Escalating costs have done much to undermine GTL. The technology is relatively mature. But many developers have opted for very large-scale plants in a bid to maximise economies of scale.
GTL plants have had to compete for scarce engineering talent and raw materials such as high-strength corrosion resistant steels with the enormous number of LNG projects launched over the last ten years.
The result has been enormous pressure on the relatively scarce engineering companies and suppliers capable of delivering advanced GTL plants on this sort of scale.
In much-cited 2005 report, Professor Michael Economides of the University of Houston, put capital costs for a 65,000 barrel per day GTL plant at about $25,000 per barrel per day (“The Economics of Gas to Liquids Compared to Liquefied Natural Gas”).
But following cost overruns, Shell’s Pearl project ended up costing $18 billion, or about $110,000 per barrel per day for a 140,000 barrel per day plant. The Sasol-Chevron Escravos project has seen even worse cost inflation, and will likely end up costing at least $180,000 per barrel per day for 33,000 barrel per day of output.
“Construction delays are chronic. Costs escalate as the giant projects create their own economic weather for engineering, labour, steel, shipping and other services,” explains Arctic Gas, which coordinates gas transport projects in Alaska for the U.S. federal government (“Can gas to liquids technology get traction?” June 2012).
Escalating costs are only one aspect of a wider issue. “The challenge for gas to liquid technology is not high cost, it is high risk,” according to the U.S. Department of Energy’s Advanced Research Projects Agency (ARPA-E).
GTL projects have to cope with multiple risks simultaneously: price changes in both the feedstock and product markets, construction costs, cost of catalyst, and how big a plant to build.
ARPA-E found the biggest risk was not the cost of gas, or even construction, but the realised price for the products when the project comes onstream (which explains why Pearl has been successful despite being wildly over-budget).
It takes so long to develop a large-scale GTL plant there is no guarantee the configuration of gas and diesel prices which underpinned the original investment decision will still prevail when it eventually enters into service.
“Progress has been stymied by the astronomical cost of building GTL plants, and the career risk facing chief executives who undertake such investments, as well as by oil prices that have swung between rock bottom and sky high,” Arctic Gas observed.
ARPA-E highlights the tremendous swing in oil prices from under $40 per barrel to more than $110 between 2000 and 2011, the typical timeframe for developing and building a GTL project. Long delays and high costs give rise to enormous market-timing risks (“Gas to liquid technology” February 2012).
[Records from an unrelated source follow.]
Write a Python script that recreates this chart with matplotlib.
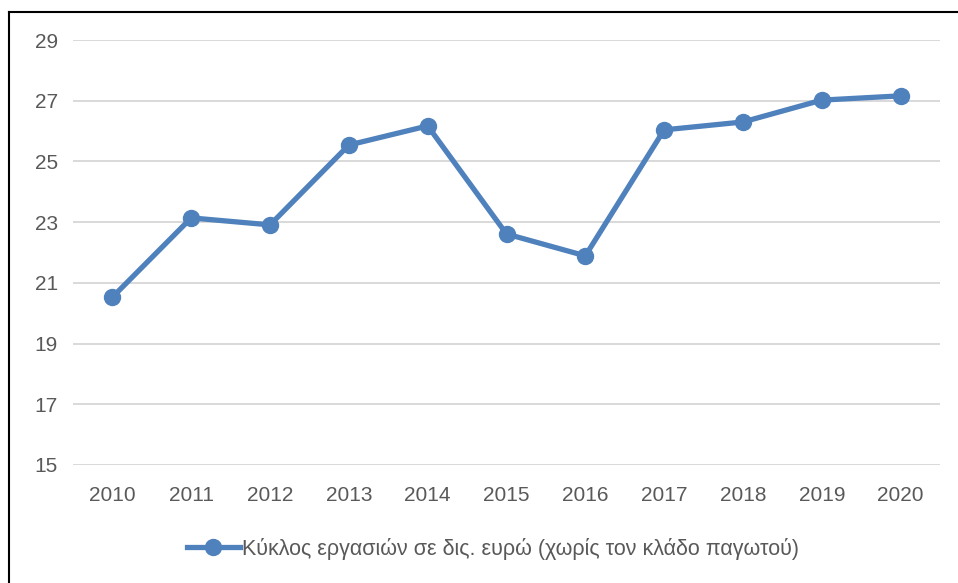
import matplotlib
matplotlib.use("Agg")
import matplotlib.pyplot as plt
from matplotlib.lines import Line2D

# ── data
years = ["2010", "2011", "2012", "2013", "2014", "2015",
         "2016", "2017", "2018", "2019", "2020"]
turnover = [20.53, 23.14, 22.91, 25.54, 26.17, 22.61,
            21.89, 26.04, 26.30, 27.02, 27.16]
y_ticks = [15, 17, 19, 21, 23, 25, 27, 29]
series_label = "Κύκλος εργασιών σε δις. ευρώ (χωρίς τον κλάδο παγωτού)"

plt.rcParams["font.family"] = ["Liberation Sans", "DejaVu Sans"]

blue = "#4F81BD"
grey_text = "#595959"

fig = plt.figure(figsize=(9.58, 5.83), dpi=100)
ax = fig.add_axes([73 / 958, 1 - 465 / 583, (940 - 73) / 958, (465 - 40) / 583])

x = list(range(len(years)))
ax.plot(x, turnover, color=blue, lw=3.8, marker="o", ms=11.5,
        solid_joinstyle="round", zorder=3, label=series_label)

ax.set_xlim(-0.5, len(years) - 0.5)
ax.set_ylim(15, 29)
ax.set_yticks(y_ticks)
ax.set_xticks(x)
ax.set_xticklabels(years)
ax.grid(axis="y", color="#D9D9D9", lw=1.4)
ax.set_axisbelow(True)
for s in ax.spines.values():
    s.set_visible(False)
ax.tick_params(length=0, labelsize=15, colors=grey_text)
ax.tick_params(axis="x", pad=15)
ax.tick_params(axis="y", pad=11)

handle = Line2D([], [], color=blue, lw=3.8, marker="o", ms=11.5)
fig.legend([handle], [series_label], loc="center", bbox_to_anchor=(493 / 958, 1 - 549 / 583),
           frameon=False, fontsize=15.5, handlelength=2.5, handletextpad=0.1,
           labelcolor=grey_text)

# frame lines (left and top only, like the cropped screenshot)
fig.add_artist(Line2D([9 / 958, 9 / 958], [0, 1 - 12 / 583], color="black", lw=1.5,
                      transform=fig.transFigure))
fig.add_artist(Line2D([9 / 958, 1], [1 - 12 / 583, 1 - 12 / 583], color="black", lw=1.5,
                      transform=fig.transFigure))

fig.savefig("out.png", dpi=100)
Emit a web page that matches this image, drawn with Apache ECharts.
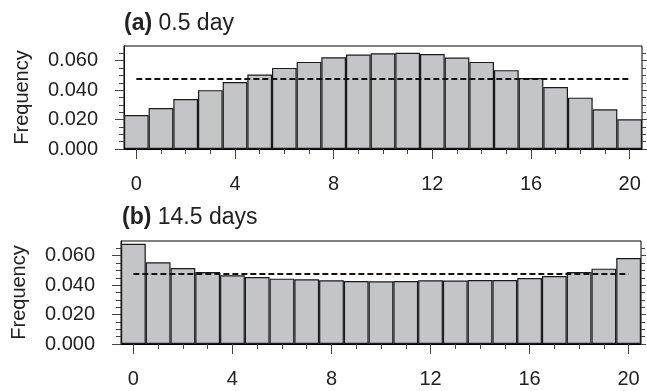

The solution may be to think smaller. Process engineers generally prefer bigger plants because costs go up in line with the surface area while revenues go up faster in line with volume. The Sasol-Chevron GTL reactor vessel is enormous (see picture here:).
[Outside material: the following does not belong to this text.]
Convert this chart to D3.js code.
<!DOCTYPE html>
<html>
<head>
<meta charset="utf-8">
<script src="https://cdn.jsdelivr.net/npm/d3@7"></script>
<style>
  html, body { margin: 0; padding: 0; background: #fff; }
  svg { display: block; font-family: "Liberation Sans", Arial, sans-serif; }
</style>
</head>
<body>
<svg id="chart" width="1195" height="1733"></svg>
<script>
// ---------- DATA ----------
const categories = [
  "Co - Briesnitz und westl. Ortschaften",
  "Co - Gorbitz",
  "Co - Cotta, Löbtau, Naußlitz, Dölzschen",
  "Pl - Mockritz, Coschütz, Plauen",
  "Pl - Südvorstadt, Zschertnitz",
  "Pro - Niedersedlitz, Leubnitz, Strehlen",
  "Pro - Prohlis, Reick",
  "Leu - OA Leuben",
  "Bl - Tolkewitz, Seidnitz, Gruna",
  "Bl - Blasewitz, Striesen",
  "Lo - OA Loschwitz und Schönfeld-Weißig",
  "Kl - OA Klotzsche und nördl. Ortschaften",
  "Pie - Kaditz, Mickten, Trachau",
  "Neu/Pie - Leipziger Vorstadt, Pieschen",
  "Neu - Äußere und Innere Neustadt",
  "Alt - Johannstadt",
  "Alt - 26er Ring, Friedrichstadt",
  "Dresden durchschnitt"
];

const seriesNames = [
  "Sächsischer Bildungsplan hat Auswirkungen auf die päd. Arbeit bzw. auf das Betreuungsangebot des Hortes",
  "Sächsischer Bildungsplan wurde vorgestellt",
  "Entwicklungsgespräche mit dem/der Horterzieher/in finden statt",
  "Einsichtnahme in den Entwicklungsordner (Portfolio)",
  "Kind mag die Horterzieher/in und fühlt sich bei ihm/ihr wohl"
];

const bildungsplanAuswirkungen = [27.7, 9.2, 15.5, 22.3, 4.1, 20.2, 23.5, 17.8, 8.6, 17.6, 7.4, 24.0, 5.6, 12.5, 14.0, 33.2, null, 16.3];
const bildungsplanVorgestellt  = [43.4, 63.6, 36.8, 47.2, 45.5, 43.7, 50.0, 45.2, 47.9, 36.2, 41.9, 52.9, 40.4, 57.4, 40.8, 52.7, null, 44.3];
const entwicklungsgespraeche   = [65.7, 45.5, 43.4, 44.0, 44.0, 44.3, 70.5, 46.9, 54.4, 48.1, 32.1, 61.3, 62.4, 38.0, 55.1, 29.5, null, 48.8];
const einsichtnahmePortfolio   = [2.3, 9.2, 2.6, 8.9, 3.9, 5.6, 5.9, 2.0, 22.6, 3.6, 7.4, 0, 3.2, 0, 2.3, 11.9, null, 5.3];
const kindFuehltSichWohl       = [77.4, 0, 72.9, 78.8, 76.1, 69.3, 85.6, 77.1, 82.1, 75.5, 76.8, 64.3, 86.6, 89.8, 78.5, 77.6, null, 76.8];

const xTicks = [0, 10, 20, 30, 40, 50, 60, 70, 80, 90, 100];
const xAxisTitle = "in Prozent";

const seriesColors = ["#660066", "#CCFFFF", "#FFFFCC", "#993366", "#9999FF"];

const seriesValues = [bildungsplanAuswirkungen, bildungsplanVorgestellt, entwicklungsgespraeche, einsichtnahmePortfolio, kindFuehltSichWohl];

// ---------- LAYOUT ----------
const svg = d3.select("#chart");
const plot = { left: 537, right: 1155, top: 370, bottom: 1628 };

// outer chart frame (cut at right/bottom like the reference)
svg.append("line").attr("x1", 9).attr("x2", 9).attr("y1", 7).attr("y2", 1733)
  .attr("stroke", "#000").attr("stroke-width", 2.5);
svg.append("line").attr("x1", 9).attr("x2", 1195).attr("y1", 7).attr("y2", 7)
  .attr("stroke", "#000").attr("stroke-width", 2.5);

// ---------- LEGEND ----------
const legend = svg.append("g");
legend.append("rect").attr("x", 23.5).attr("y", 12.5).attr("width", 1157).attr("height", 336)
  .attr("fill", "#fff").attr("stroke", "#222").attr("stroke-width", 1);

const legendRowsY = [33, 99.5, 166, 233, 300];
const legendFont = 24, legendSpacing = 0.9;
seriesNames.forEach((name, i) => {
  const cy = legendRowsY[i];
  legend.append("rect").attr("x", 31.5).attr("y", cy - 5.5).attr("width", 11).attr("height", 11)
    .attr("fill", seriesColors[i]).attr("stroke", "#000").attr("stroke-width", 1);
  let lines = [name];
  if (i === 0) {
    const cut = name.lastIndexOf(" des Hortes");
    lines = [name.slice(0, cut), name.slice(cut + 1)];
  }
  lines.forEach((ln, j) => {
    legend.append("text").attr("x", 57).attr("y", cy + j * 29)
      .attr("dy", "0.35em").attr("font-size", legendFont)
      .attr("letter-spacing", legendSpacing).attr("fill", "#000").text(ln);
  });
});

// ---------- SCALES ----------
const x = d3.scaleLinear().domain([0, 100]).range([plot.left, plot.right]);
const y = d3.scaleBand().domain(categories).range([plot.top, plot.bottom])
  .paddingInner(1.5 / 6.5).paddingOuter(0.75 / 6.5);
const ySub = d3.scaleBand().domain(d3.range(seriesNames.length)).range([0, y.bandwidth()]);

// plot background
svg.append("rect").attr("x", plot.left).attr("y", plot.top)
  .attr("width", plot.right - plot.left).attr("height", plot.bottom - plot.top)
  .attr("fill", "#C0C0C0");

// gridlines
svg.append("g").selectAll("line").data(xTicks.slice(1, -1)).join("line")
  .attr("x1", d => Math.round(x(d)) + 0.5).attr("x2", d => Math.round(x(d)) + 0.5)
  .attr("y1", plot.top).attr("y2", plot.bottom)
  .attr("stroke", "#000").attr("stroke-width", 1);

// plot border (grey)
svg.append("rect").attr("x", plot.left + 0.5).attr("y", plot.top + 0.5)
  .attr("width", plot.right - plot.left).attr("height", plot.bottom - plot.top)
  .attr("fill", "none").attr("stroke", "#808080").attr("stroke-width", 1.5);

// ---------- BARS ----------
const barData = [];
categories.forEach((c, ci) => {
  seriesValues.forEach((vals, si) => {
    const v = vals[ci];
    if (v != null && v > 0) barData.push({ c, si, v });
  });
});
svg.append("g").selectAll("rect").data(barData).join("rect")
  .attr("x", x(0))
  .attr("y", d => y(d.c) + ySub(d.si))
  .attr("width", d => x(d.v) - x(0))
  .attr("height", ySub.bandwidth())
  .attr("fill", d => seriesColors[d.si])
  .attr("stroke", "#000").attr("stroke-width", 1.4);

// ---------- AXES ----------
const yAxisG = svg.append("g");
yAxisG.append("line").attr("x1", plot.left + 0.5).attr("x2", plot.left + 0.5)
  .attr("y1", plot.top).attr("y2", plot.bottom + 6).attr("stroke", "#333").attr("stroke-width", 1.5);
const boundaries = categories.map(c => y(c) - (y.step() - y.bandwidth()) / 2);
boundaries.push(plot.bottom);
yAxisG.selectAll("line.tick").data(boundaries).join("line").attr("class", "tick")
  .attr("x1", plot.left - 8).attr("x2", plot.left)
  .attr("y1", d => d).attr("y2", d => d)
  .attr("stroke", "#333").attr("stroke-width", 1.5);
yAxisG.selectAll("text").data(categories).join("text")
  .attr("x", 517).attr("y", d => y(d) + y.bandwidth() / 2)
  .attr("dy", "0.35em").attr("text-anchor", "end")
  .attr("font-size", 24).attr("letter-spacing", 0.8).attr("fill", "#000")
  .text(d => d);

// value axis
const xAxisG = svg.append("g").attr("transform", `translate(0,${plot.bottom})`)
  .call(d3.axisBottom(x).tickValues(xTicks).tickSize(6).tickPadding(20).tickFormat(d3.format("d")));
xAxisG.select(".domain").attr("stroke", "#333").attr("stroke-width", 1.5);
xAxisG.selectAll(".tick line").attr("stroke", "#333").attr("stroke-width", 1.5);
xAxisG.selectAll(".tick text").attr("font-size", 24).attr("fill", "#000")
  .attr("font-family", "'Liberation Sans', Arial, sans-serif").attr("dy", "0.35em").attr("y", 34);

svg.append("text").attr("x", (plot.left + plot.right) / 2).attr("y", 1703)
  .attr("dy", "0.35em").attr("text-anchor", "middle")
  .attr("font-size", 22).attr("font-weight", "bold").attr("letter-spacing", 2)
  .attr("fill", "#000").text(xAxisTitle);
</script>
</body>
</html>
In Shell’s two 1200-tonne reactor vessels at Pearl “the surface of the cobalt catalyst is so vast that if it were spread out horizontally it would encompass an area almost 18 times greater than Qatar itself,” Arctic Gas says.
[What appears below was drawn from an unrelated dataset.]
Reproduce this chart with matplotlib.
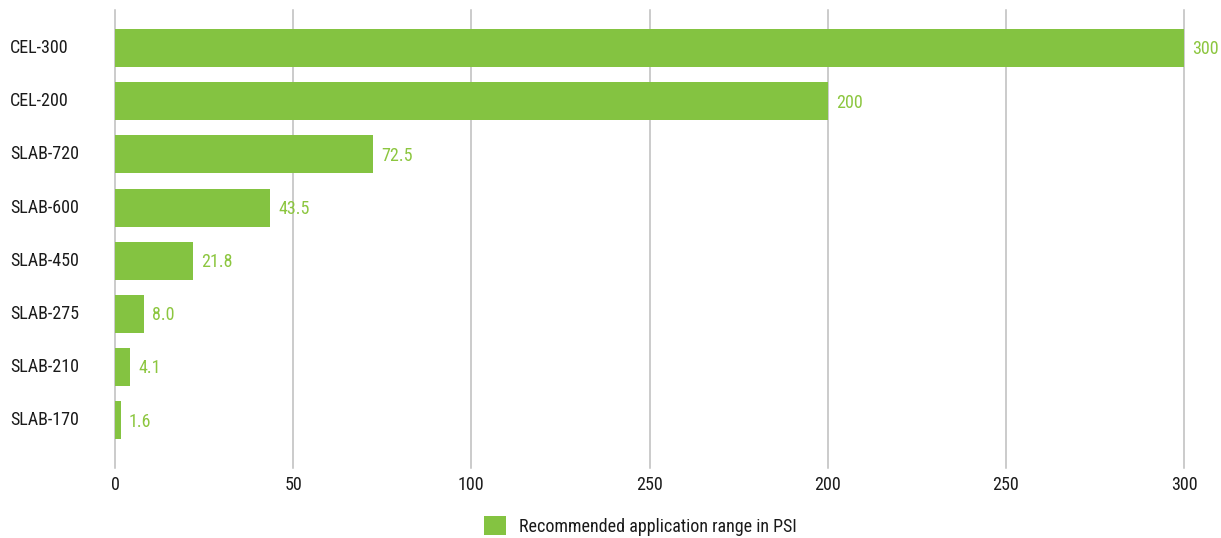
import matplotlib.pyplot as plt
from matplotlib.patches import Patch

# data (top to bottom)
products = ['CEL-300', 'CEL-200', 'SLAB-720', 'SLAB-600', 'SLAB-450', 'SLAB-275', 'SLAB-210', 'SLAB-170']
psi = [300, 200, 72.5, 43.5, 21.8, 8.0, 4.1, 1.6]
value_labels = ['300', '200', '72.5', '43.5', '21.8', '8.0', '4.1', '1.6']
x_ticks = [0, 50, 100, 150, 200, 250, 300]
x_tick_labels = ['0', '50', '100', '250', '200', '250', '300']  # as printed in the original
series_name = 'Recommended application range in PSI'

bar_color = '#84c341'
label_color = '#8cc63f'
grid_color = '#bdbdbd'
text_color = '#1a1a1a'

plt.rcParams['font.family'] = ['Roboto Condensed', 'Roboto', 'DejaVu Sans']
fs = 13

fig = plt.figure(figsize=(12.21, 5.38), dpi=100)
ax = fig.add_axes([0.0942, 0.130, 0.8755, 0.8513])

ypos = list(range(len(products)))[::-1]
bars = ax.barh(ypos, psi, height=0.715, color=bar_color, zorder=3)

for b, lab in zip(bars, value_labels):
    ax.annotate(lab, (b.get_width(), b.get_y() + b.get_height() / 2),
                xytext=(6, -1), textcoords='offset points',
                ha='left', va='center', color=label_color, fontsize=fs, zorder=4)

ax.set_xlim(0, 300)
ax.set_ylim(-0.9, 7.715)
ax.set_xticks(x_ticks)
ax.set_xticklabels(x_tick_labels, fontsize=fs, color=text_color)
ax.set_yticks(ypos)
ax.set_yticklabels(products, fontsize=fs, color=text_color)
for t in ax.get_yticklabels():
    t.set_ha('left')
    t.set_va('center')
ax.tick_params(axis='y', length=0, pad=75.6)
ax.tick_params(axis='x', length=0, pad=6)

ax.grid(axis='x', color=grid_color, linewidth=1.1, zorder=0)
for l in ax.get_xgridlines():
    l.set_clip_on(False)
for s in ax.spines.values():
    s.set_visible(False)

handle = Patch(facecolor=bar_color, edgecolor='none', label=series_name)
fig.legend(handles=[handle], loc='center', bbox_to_anchor=(640 / 1221, 0.0223),
           frameon=False, fontsize=fs, handlelength=1.25, handleheight=1.25,
           handletextpad=0.7, labelcolor=text_color)

fig.savefig('out.png', dpi=100)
Smaller scale plants would be quicker to build, more responsive to changing market conditions, and a lot less risky. Building lots of small plants rather than a few big ones would also maximise the opportunity to reduce costs through learning effects.
WorldGTL and CompactGTL are already developing small-scale modular systems for offshore platforms and associated gas production. Petrobras is piloting a micro-reactor based GTL system developed by CompactGTL for some of its offshore oil installations.
If GTL is ever to contribute a significant fraction of diesel demand, developers will have to be convinced the divergence of gas and oil prices will be sustained in the long-term, and find ways to manage project risk more effectively.
In the meantime, the brightest outlook may be for smaller-scale plants that can be developed more quickly with less risk.